所以,在现代央行体系中,短期利率对利率敏感的债券、股票、大宗期货等金融资产的价格调剂更加有效,同时量化宽松直接将货币注入金融市场,可以快速地拯救崩溃的资产价格,有助于阻断债务-通缩螺旋。但是,这两项政策对实体经济、通胀、就业的影响,依赖于财政政策配合。简单来说,财政政策将大规模的债券融资投放到哪里,哪里的价格就容易上涨。
回到中国,超长期特别国债的效果如何?能否摆脱通缩?是否引发通胀?
假定货币过剩的情况下,主要取决于货币流向哪里。
央行目前主要使用数量型工具,基础货币主要投放到商业银行信贷市场,由商业银行购买或承销超长期特别国债,中央政府获得融资。假如以后央行购债向市场注入基础货币,由于当前债市流动性不足,交易方式可能是商业银行向政府购债,央行再向商业银行购债,如此货币较少流入市场上,主要流入中央政府。
中央政府如何分配?超长期特别国债不记入赤字,也就是不列入一般公共预算,而进入政府性基金,这说明这笔钱可能分配到地方项目上,包括基建、民生、安全等项目。由于公共投资边际回报率下降,货币传导也会明显上升,对通胀的影响不大。假如连续三年、每年发一万亿超长期特别国债,分配给普通家庭部门,普通家庭容易将其转化为消费,可以拉动通胀。
超长期特别国债与通胀目标之间,是一个值得思考的问题。
当前中国经济持续低通胀,很多经济学家建议政府设法摆脱低通胀,央行官员也强调货币政策更加关注市场价格的提振。
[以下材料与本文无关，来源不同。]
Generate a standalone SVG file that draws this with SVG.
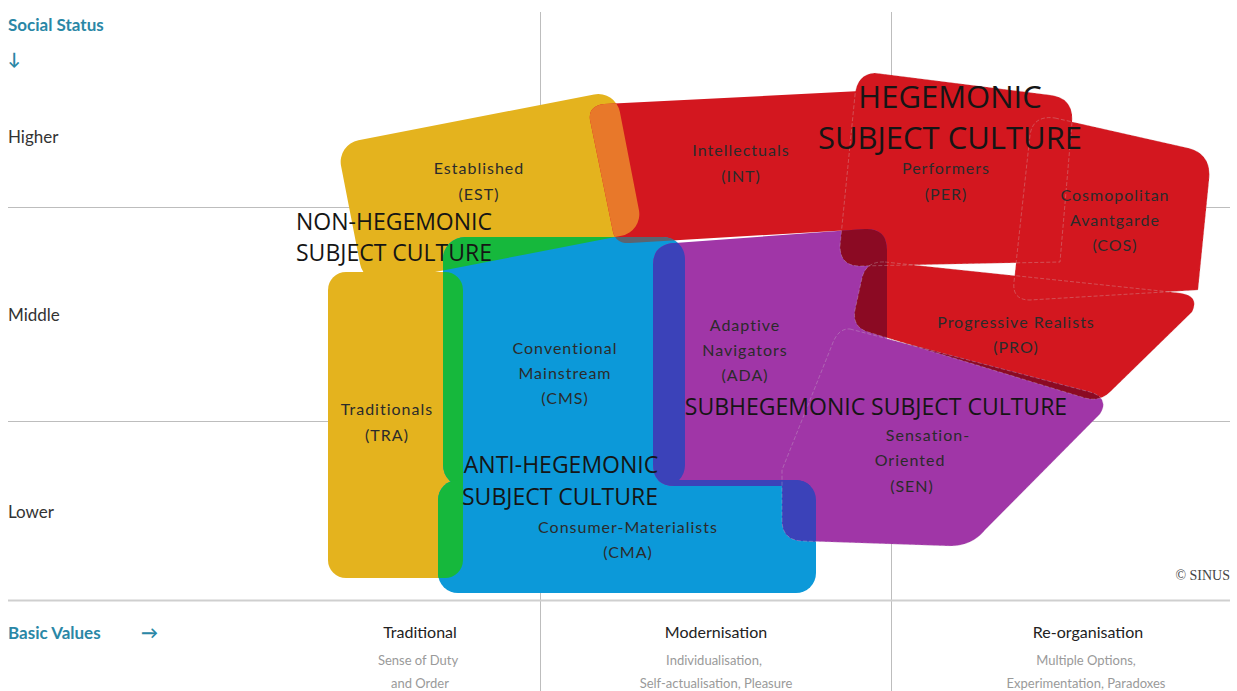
<svg xmlns="http://www.w3.org/2000/svg" xmlns:xlink="http://www.w3.org/1999/xlink" width="1237" height="691" viewBox="0 0 1237 691">
<style>
.grid{stroke:#bdbdbd;stroke-width:1;fill:none}
.lbl{font-family:Lato,'Liberation Sans',sans-serif;font-size:16px;fill:#2b2b2b;text-anchor:middle;letter-spacing:1px}
.cult{font-family:'Open Sans','Noto Sans',sans-serif;fill:#151515;text-anchor:middle}
.axis{font-family:Lato,'Liberation Sans',sans-serif;font-size:17px;fill:#333}
.teal{font-family:Lato,'Liberation Sans',sans-serif;font-size:17px;font-weight:bold;fill:#2a87a6}
.colh{font-family:Lato,'Liberation Sans',sans-serif;font-size:16px;fill:#222;text-anchor:middle}
.cols{font-family:Lato,'Liberation Sans',sans-serif;font-size:13px;fill:#9a9a9a;text-anchor:middle}
.faint{fill:none;stroke:#cfcfcf;stroke-opacity:0.3;stroke-width:1;stroke-dasharray:4 2}
</style>
<defs>
  <rect id="s-est" x="-142" y="-72" width="284" height="144" rx="22" transform="translate(490,188) rotate(-11)"/>
  <rect id="s-tra" x="328" y="272" width="135" height="306" rx="18"/>
  <path id="s-int" d="M604,104 L880,90 L885,228 L630,243 Q616,244 613,232 L590,120 Q588,106 604,104 Z"/>
  <path id="s-per" d="M875,73 L1050,95 Q1074,98 1072,122 L1060,262 L860,266 Q840,266 840,246 L855,95 Q857,74 875,73 Z"/>
  <path id="s-cos" d="M1055,118 L1188,148 Q1212,154 1209,180 L1198,290 L1030,300 Q1012,300 1014,282 L1030,135 Q1033,115 1055,118 Z"/>
  <path id="s-pro" d="M885,262 L1180,293 Q1200,296 1192,312 L1110,392 Q1100,402 1085,398 L868,332 Q852,327 855,310 L862,278 Q866,261 885,262 Z"/>
  <rect id="s-cms" x="443" y="237" width="242" height="250" rx="22"/>
  <rect id="s-cma" x="438" y="480" width="378" height="113" rx="20"/>
  <path id="s-ada" d="M675,243 L865,229 Q887,228 887,250 L887,486 L675,486 Q653,486 653,464 L653,265 Q653,244 675,243 Z"/>
  <path id="s-sen" d="M850,329 L1090,392 Q1110,398 1100,414 L985,530 Q972,546 950,546 L802,541 Q782,540 782,520 L782,470 L832,345 Q838,328 850,329 Z"/>
  <clipPath id="c-est"><use xlink:href="#s-est"/></clipPath>
  <clipPath id="c-yellow"><use xlink:href="#s-est"/><use xlink:href="#s-tra"/></clipPath>
  <clipPath id="c-red"><use xlink:href="#s-int"/><use xlink:href="#s-per"/><use xlink:href="#s-cos"/><use xlink:href="#s-pro"/></clipPath>
  <clipPath id="c-blue"><use xlink:href="#s-cms"/><use xlink:href="#s-cma"/></clipPath>
  <clipPath id="c-purple"><use xlink:href="#s-ada"/><use xlink:href="#s-sen"/></clipPath>
</defs>

<g id="grid">
  <line class="grid" x1="8" y1="207.5" x2="1230" y2="207.5"/>
  <line class="grid" x1="8" y1="421.5" x2="1230" y2="421.5"/>
  <line class="grid" x1="540.5" y1="12" x2="540.5" y2="691"/>
  <line class="grid" x1="891.5" y1="12" x2="891.5" y2="691"/>
  <line x1="8" y1="600.5" x2="1230" y2="600.5" stroke="#cfcfcf" stroke-width="2"/>
</g>

<g id="shapes">
  <g id="yellow" fill="#e4b31e">
    <use xlink:href="#s-est"/>
    <use xlink:href="#s-tra"/>
  </g>
  <g id="red" fill="#d3171f">
    <use xlink:href="#s-int"/>
    <use xlink:href="#s-per"/>
    <use xlink:href="#s-cos"/>
    <use xlink:href="#s-pro"/>
  </g>
  <g id="orange" fill="#e8782a" clip-path="url(#c-est)">
    <use xlink:href="#s-int"/>
  </g>
  <g id="blue" fill="#0c99d9">
    <use xlink:href="#s-cms"/>
    <use xlink:href="#s-cma"/>
  </g>
  <g id="green" fill="#16b83c" clip-path="url(#c-yellow)">
    <use xlink:href="#s-cms"/>
    <use xlink:href="#s-cma"/>
  </g>
  <g id="gray" fill="#5b6470" clip-path="url(#c-red)">
    <use xlink:href="#s-cms"/>
  </g>
  <g id="purple" fill="#a036a7">
    <use xlink:href="#s-ada"/>
    <use xlink:href="#s-sen"/>
  </g>
  <g id="indigo" fill="#3b42b9" clip-path="url(#c-blue)">
    <use xlink:href="#s-ada"/>
    <use xlink:href="#s-sen"/>
  </g>
  <g id="darkred" fill="#8b0a23" clip-path="url(#c-purple)">
    <use xlink:href="#s-int"/>
    <use xlink:href="#s-per"/>
    <use xlink:href="#s-pro"/>
  </g>
  <g id="outlines" class="faint">
    <use xlink:href="#s-per"/>
    <use xlink:href="#s-cos"/>
    <use xlink:href="#s-pro"/>
    <use xlink:href="#s-sen"/>
  </g>
</g>

<g id="node-est"><text class="lbl" x="479" y="174">Established</text><text class="lbl" x="479" y="200">(EST)</text></g>
<g id="node-int"><text class="lbl" x="741" y="156">Intellectuals</text><text class="lbl" x="741" y="182">(INT)</text></g>
<g id="node-per"><text class="lbl" x="946" y="174">Performers</text><text class="lbl" x="946" y="200">(PER)</text></g>
<g id="node-cos"><text class="lbl" x="1115" y="201">Cosmopolitan</text><text class="lbl" x="1115" y="226">Avantgarde</text><text class="lbl" x="1115" y="251">(COS)</text></g>
<g id="node-pro"><text class="lbl" x="1016" y="328">Progressive Realists</text><text class="lbl" x="1016" y="353">(PRO)</text></g>
<g id="node-ada"><text class="lbl" x="745" y="331">Adaptive</text><text class="lbl" x="745" y="356">Navigators</text><text class="lbl" x="745" y="381">(ADA)</text></g>
<g id="node-cms"><text class="lbl" x="565" y="354">Conventional</text><text class="lbl" x="565" y="379">Mainstream</text><text class="lbl" x="565" y="404">(CMS)</text></g>
<g id="node-tra"><text class="lbl" x="387" y="415">Traditionals</text><text class="lbl" x="387" y="441">(TRA)</text></g>
<g id="node-sen"><text class="lbl" x="928" y="441">Sensation-</text><text class="lbl" x="910" y="466">Oriented</text><text class="lbl" x="912" y="492">(SEN)</text></g>
<g id="node-cma"><text class="lbl" x="628" y="533">Consumer-Materialists</text><text class="lbl" x="628" y="558">(CMA)</text></g>

<g id="cultures">
  <text class="cult" x="950" y="108" font-size="31">HEGEMONIC</text>
  <text class="cult" x="950" y="149" font-size="31">SUBJECT CULTURE</text>
  <text class="cult" x="394" y="230" font-size="23">NON-HEGEMONIC</text>
  <text class="cult" x="394" y="261" font-size="23">SUBJECT CULTURE</text>
  <text class="cult" x="561" y="473" font-size="23">ANTI-HEGEMONIC</text>
  <text class="cult" x="560" y="505" font-size="23">SUBJECT CULTURE</text>
  <text class="cult" x="876" y="415" font-size="23">SUBHEGEMONIC SUBJECT CULTURE</text>
</g>

<g id="axes">
  <text class="teal" x="8" y="31">Social Status</text>
  <text class="teal" x="8" y="65" font-weight="normal">↓</text>
  <text class="axis" x="8" y="143">Higher</text>
  <text class="axis" x="8" y="321">Middle</text>
  <text class="axis" x="8" y="518">Lower</text>
  <text class="teal" x="8" y="639">Basic Values</text>
  <text class="teal" x="141" y="639" font-weight="normal">→</text>
  <text class="colh" x="420" y="638">Traditional</text>
  <text class="cols" x="418" y="665">Sense of Duty</text>
  <text class="cols" x="420" y="688">and Order</text>
  <text class="colh" x="716" y="638">Modernisation</text>
  <text class="cols" x="714" y="665">Individualisation,</text>
  <text class="cols" x="716" y="688">Self-actualisation, Pleasure</text>
  <text class="colh" x="1088" y="638">Re-organisation</text>
  <text class="cols" x="1086" y="665">Multiple Options,</text>
  <text class="cols" x="1086" y="688">Experimentation, Paradoxes</text>
  <text x="1230" y="580" font-family="'Liberation Serif',serif" font-size="14" fill="#444" text-anchor="end">© SINUS</text>
</g>
</svg>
如今,发行超长期国债将存款投放到市场上,政府希望提振通胀,还是不希望通胀率上升?
如上述,通胀是国债的天敌。像这两年美国通胀上升,国债下跌,央行加息,付息成本上升。反过来说,政府如果想要持续借债,借更多便宜的债,就会设法避免通胀。而避免通胀的办法就是,尽量不要把国债的融资投放到价格充分的市场中,把流动性控制在小范围,也就是投放到基建等项目中。但是,国债融资的目的是否能达到,能否刺激经济增长,能否提振通胀?另外,如果项目投资回报率持续走低,也会加大国债的偿付风险。
换言之,国债发行越多,政策压低通胀的倾向越重,但市场抬高通胀的动力却越强。这其实是两股力量的博弈,后者体现的是价格对政府发债、央行发货币的刚性约束。
这是一个大时代,大转型时代,对个人来说,出清的机会在眼前。